Почти два года прошло. Вытравить-то вытравила, будто вместе с душой. Ничего не осталось – ни любви, ни веры, ни покаяния. Зияющая пустота. Мелькали мысли уйти вовсе, да страшно стало. Три месяца не причащалась, и еле пережила. Сама себе врет. Кого-то из себя строит, а Кого пытается обмануть? Он же видит сердце до последней глубины! Не выжить так, одной, без помощи Вышняго. Пусть хоть привычка, проходит окаменелое нечувствие, она столько читала об этом и столько слышала! Вот, сподобилась примерить…
* * *
К сорока привыкаешь терять друзей. Вот и он поубивался денек, да не отказался ехать на отпевание в село Гадюкино. Никогда в этом храме не был… живет в этом районе человечек знакомый. И в храме поет – может, как раз в этом.

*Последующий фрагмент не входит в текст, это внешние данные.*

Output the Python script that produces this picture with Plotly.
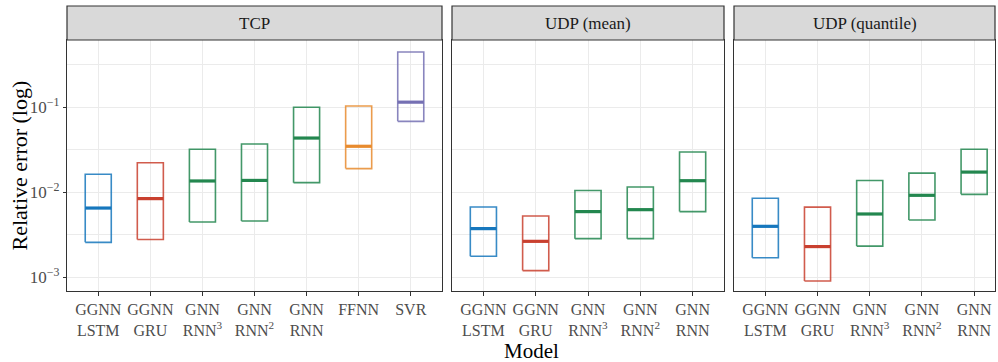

Народу полно. Давно заметил, когда молодых отпевают, храм битком. Так плотно обступили гроб, что певчая еле протиснулась. Встала в ногах усопшего и по возгласу батюшки запела нежным, красивым, почти юным голоском.
Он узнал ее по голосу, хотя никогда не слышал, как она поет. Сам когда-то пел в хоре, в период массового воцерковления в девяностые. Даже однокашник у него священник. Связи остались. С церковью, а не с Богом. С Богом он и без посредников пообщается. Да все чаще это общение сводилось к просьбам не мешать. Не вмешиваться. Видать, Бог и впрямь – ревнитель. Так все и разваливается. Сам раздолбай и жизнь раздолбанная.
А девочка эта – милая, неземная, из другого мира, из другого теста. Все девки у него на одно лицо, и эта вписалась – только внешне.
— «И вижду во гробех лежащую по образу Божию созданную нашу красоту, безобразну бесславну, не имущую вида…»
— А что ты мне можешь предложить? – спрашивала много лет назад горячо любимая Янина.
А за что ты продашься? – спросил бы он теперь, поняв, что большинству девушек нужны только деньги. Разве тогда у него их не было? Нет, ей надо заграницу, надо больше, чем другим.
А от этой не откупишься. Что бы он смог ей предложить? Сердце чисто и дух прав? Где ж его взять…
— Привет, — после отпевания он подошел к ней, хотя долго не решался. Настолько долго, что гроб вынесли без него.
Она вглядывалась в его лицо с полминуты, будто не узнавая.
— А, привет! Извини, не признала…
Поговорили о его погибшем друге. Повздыхали. Поулыбались друг другу сдержанно и учтиво.
— Я и не знал, что ты одна службу правишь.
— У нас мало народу, в будни одна или вдвоем.
— Чудесно выглядишь, принцесса!
— Спасибо.
Вернулся батюшка и возгласил. Она пропела «аминь». Еще молебен!